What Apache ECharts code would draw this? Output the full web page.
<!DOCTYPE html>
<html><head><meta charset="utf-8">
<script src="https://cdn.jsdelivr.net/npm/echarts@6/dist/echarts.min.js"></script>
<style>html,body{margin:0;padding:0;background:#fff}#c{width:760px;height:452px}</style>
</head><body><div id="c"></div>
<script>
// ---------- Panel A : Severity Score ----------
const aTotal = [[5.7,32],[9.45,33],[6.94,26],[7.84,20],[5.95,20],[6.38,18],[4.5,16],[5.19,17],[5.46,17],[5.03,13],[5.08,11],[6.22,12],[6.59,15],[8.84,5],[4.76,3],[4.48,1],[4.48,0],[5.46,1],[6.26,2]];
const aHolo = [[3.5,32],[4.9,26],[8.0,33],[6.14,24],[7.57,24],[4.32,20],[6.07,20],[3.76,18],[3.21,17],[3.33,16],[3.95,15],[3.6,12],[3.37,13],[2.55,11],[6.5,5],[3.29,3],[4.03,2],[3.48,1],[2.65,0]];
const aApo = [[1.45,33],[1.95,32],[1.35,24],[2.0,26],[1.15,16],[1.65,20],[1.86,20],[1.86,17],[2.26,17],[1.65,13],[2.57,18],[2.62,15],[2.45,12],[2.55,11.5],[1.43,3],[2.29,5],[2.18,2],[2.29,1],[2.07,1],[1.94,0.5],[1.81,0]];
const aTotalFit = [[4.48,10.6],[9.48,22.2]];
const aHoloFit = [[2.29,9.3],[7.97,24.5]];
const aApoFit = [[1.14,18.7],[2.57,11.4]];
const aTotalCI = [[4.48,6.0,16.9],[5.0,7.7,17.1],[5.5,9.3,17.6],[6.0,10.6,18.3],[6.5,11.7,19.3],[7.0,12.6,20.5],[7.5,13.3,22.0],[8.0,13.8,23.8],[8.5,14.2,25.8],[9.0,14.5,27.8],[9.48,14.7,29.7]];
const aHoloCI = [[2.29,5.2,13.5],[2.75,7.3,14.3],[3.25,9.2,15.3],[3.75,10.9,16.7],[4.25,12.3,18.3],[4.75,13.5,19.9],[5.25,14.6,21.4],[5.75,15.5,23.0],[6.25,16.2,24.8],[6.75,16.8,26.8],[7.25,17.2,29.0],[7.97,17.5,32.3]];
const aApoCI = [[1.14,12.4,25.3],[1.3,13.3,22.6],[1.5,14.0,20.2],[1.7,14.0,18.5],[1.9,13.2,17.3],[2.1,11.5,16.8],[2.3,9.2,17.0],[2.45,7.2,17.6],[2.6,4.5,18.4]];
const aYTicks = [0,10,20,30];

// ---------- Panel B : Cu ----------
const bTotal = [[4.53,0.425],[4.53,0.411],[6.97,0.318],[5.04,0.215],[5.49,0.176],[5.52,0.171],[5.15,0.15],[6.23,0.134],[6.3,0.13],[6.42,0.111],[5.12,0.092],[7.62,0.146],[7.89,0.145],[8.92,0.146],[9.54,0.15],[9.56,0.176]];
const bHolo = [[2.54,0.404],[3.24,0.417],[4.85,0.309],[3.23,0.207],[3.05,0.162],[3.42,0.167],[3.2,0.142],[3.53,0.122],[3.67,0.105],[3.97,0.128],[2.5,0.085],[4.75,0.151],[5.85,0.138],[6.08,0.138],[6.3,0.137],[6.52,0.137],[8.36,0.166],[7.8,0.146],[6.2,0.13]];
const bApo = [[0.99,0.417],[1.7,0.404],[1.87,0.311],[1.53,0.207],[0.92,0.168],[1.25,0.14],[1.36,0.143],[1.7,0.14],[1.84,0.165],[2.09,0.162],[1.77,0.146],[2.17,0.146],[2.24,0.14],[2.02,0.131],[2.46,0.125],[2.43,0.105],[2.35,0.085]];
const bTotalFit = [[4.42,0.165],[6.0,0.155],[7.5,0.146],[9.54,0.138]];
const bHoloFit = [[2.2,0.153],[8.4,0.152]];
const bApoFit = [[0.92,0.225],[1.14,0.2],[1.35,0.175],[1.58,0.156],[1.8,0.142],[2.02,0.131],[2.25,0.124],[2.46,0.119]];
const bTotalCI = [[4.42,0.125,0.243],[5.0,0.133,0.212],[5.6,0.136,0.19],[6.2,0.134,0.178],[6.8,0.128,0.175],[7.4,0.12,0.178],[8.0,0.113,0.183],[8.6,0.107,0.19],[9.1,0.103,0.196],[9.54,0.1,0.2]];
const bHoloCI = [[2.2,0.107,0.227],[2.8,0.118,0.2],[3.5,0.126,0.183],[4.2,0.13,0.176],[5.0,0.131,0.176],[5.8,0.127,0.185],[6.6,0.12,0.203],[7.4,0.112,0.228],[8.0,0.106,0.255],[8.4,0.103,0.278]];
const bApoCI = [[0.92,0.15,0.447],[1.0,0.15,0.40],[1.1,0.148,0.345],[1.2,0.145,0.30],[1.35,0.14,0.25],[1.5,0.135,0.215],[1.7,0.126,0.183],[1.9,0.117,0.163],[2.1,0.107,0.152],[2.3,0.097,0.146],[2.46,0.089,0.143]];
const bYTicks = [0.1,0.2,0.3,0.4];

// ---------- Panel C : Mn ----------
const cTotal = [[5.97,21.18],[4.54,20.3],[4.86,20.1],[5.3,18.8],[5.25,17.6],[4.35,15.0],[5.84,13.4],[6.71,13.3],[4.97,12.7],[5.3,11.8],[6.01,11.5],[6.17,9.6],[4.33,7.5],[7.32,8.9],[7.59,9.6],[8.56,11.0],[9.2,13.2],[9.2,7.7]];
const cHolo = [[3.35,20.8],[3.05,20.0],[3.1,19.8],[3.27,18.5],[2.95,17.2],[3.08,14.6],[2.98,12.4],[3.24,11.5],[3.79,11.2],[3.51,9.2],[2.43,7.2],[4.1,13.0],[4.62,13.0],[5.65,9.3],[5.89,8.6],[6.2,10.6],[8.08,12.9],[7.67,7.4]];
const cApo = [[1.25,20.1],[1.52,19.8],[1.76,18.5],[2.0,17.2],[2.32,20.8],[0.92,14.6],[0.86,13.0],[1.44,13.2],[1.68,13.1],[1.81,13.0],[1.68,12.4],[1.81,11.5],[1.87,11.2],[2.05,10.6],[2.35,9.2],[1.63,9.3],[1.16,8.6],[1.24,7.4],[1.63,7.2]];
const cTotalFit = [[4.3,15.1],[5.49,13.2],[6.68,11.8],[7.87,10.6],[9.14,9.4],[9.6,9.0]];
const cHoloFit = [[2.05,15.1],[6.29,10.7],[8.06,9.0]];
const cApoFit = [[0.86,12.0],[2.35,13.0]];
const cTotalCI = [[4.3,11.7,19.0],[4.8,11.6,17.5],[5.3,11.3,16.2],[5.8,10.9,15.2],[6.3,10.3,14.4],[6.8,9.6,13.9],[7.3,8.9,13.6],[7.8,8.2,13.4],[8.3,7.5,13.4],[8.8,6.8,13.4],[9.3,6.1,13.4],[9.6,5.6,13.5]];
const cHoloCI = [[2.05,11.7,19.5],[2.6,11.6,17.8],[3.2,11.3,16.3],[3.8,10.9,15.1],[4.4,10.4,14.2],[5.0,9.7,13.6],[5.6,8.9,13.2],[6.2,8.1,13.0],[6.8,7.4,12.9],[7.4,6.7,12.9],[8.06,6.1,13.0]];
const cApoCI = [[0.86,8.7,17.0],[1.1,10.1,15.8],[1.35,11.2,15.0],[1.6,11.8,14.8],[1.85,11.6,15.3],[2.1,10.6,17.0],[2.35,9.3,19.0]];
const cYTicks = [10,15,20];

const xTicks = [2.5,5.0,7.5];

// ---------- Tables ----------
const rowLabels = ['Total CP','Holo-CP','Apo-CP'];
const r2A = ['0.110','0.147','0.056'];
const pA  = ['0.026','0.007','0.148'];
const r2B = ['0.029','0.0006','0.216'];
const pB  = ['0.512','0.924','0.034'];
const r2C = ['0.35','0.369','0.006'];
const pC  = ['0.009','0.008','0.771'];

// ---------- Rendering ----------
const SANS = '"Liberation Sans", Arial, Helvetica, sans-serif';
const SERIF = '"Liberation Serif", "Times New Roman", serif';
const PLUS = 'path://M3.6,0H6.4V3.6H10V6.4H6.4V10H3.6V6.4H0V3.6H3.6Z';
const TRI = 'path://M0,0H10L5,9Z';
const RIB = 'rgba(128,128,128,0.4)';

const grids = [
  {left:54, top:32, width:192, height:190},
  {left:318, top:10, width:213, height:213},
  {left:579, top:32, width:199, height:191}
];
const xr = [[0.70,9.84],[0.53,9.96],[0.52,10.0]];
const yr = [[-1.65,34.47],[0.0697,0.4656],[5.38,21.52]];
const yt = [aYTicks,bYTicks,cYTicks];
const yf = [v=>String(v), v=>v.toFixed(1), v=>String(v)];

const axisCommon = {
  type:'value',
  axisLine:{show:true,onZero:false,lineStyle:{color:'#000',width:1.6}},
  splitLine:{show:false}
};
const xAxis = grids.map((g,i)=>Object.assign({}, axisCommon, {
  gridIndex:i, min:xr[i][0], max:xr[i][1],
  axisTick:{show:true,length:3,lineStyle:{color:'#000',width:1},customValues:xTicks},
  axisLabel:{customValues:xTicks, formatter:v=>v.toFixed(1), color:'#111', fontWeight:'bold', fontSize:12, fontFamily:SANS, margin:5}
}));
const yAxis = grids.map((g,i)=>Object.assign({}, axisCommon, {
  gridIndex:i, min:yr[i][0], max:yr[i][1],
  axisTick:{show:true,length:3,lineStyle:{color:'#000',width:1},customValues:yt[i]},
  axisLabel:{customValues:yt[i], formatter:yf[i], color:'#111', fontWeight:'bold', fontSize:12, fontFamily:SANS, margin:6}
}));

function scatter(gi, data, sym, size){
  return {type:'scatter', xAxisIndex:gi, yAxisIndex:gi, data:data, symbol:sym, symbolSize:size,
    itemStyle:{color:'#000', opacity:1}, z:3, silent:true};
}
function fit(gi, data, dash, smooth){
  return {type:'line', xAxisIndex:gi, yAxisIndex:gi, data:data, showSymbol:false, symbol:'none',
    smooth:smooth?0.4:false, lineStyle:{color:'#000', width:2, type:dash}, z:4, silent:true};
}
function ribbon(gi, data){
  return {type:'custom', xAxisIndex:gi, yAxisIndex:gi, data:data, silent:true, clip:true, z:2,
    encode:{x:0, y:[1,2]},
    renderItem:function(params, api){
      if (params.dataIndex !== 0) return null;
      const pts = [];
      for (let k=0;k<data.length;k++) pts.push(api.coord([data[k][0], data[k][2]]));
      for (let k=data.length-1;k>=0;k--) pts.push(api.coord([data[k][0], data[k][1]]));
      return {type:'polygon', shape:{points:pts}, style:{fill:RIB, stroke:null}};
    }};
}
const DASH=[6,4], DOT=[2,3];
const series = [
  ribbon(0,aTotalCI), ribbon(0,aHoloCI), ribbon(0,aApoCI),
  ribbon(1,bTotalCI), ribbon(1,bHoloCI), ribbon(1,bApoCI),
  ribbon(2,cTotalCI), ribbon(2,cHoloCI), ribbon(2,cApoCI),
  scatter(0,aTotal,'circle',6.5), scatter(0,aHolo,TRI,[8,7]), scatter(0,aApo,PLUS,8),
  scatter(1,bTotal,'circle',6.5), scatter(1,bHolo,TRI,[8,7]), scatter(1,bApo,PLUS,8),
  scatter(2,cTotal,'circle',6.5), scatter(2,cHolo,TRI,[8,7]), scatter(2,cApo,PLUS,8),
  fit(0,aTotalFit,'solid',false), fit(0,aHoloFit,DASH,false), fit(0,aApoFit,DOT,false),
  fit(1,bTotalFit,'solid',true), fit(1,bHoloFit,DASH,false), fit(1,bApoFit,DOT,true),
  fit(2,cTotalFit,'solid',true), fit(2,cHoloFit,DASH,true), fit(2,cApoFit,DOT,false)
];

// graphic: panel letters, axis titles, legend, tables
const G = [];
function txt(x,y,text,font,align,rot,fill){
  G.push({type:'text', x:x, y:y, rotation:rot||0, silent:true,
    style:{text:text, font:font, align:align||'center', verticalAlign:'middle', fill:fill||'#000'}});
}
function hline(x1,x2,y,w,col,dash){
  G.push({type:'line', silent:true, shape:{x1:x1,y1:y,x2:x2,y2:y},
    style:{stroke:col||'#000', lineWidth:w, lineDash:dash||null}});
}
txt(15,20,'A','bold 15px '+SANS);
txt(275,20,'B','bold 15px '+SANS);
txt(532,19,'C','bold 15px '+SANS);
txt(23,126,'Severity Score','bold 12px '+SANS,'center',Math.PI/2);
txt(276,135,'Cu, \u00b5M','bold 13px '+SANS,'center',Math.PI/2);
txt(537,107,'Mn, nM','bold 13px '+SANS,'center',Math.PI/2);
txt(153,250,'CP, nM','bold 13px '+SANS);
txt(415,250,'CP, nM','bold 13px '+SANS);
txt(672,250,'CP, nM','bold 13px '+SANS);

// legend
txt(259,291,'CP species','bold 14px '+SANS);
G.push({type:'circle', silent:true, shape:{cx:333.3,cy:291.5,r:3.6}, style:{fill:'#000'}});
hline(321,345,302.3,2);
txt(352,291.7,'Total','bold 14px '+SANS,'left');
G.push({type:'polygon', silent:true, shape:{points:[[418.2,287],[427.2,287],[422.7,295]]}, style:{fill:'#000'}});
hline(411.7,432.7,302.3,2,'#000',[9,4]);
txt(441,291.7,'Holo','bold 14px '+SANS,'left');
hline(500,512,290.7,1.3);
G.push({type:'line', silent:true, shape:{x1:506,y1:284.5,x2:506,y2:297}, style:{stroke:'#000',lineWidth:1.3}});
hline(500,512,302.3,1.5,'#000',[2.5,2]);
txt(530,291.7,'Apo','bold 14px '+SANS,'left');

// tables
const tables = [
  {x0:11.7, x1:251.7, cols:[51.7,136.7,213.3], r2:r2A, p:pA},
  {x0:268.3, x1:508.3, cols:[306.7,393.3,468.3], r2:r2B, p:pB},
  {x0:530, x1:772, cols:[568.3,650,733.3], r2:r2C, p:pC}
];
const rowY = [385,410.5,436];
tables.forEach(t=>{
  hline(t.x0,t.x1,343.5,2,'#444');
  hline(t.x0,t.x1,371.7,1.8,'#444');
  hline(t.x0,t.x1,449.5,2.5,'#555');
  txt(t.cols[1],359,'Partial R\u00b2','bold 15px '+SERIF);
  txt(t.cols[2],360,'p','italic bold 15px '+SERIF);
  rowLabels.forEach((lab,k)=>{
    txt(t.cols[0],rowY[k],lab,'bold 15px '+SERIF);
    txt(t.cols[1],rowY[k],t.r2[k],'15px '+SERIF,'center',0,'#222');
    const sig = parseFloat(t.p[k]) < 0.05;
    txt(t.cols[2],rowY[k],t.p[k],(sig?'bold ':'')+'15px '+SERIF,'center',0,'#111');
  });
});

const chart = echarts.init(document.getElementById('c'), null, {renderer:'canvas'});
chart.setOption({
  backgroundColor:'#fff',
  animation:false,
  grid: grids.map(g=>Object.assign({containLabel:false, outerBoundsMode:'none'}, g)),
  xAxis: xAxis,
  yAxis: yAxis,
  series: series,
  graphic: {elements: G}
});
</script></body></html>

------------------------------

WORK REQUIRED: What you return should be the lines from the start of the data through the line with "const aYTicks = [0,10,20,30];", quoted exactly and nothing more.

FULL RESPONSE:
What Apache ECharts code would draw this? Output the full web page.
<!DOCTYPE html>
<html><head><meta charset="utf-8">
<script src="https://cdn.jsdelivr.net/npm/echarts@6/dist/echarts.min.js"></script>
<style>html,body{margin:0;padding:0;background:#fff}#c{width:760px;height:452px}</style>
</head><body><div id="c"></div>
<script>
// ---------- Panel A : Severity Score ----------
const aTotal = [[5.7,32],[9.45,33],[6.94,26],[7.84,20],[5.95,20],[6.38,18],[4.5,16],[5.19,17],[5.46,17],[5.03,13],[5.08,11],[6.22,12],[6.59,15],[8.84,5],[4.76,3],[4.48,1],[4.48,0],[5.46,1],[6.26,2]];
const aHolo = [[3.5,32],[4.9,26],[8.0,33],[6.14,24],[7.57,24],[4.32,20],[6.07,20],[3.76,18],[3.21,17],[3.33,16],[3.95,15],[3.6,12],[3.37,13],[2.55,11],[6.5,5],[3.29,3],[4.03,2],[3.48,1],[2.65,0]];
const aApo = [[1.45,33],[1.95,32],[1.35,24],[2.0,26],[1.15,16],[1.65,20],[1.86,20],[1.86,17],[2.26,17],[1.65,13],[2.57,18],[2.62,15],[2.45,12],[2.55,11.5],[1.43,3],[2.29,5],[2.18,2],[2.29,1],[2.07,1],[1.94,0.5],[1.81,0]];
const aTotalFit = [[4.48,10.6],[9.48,22.2]];
const aHoloFit = [[2.29,9.3],[7.97,24.5]];
const aApoFit = [[1.14,18.7],[2.57,11.4]];
const aTotalCI = [[4.48,6.0,16.9],[5.0,7.7,17.1],[5.5,9.3,17.6],[6.0,10.6,18.3],[6.5,11.7,19.3],[7.0,12.6,20.5],[7.5,13.3,22.0],[8.0,13.8,23.8],[8.5,14.2,25.8],[9.0,14.5,27.8],[9.48,14.7,29.7]];
const aHoloCI = [[2.29,5.2,13.5],[2.75,7.3,14.3],[3.25,9.2,15.3],[3.75,10.9,16.7],[4.25,12.3,18.3],[4.75,13.5,19.9],[5.25,14.6,21.4],[5.75,15.5,23.0],[6.25,16.2,24.8],[6.75,16.8,26.8],[7.25,17.2,29.0],[7.97,17.5,32.3]];
const aApoCI = [[1.14,12.4,25.3],[1.3,13.3,22.6],[1.5,14.0,20.2],[1.7,14.0,18.5],[1.9,13.2,17.3],[2.1,11.5,16.8],[2.3,9.2,17.0],[2.45,7.2,17.6],[2.6,4.5,18.4]];
const aYTicks = [0,10,20,30];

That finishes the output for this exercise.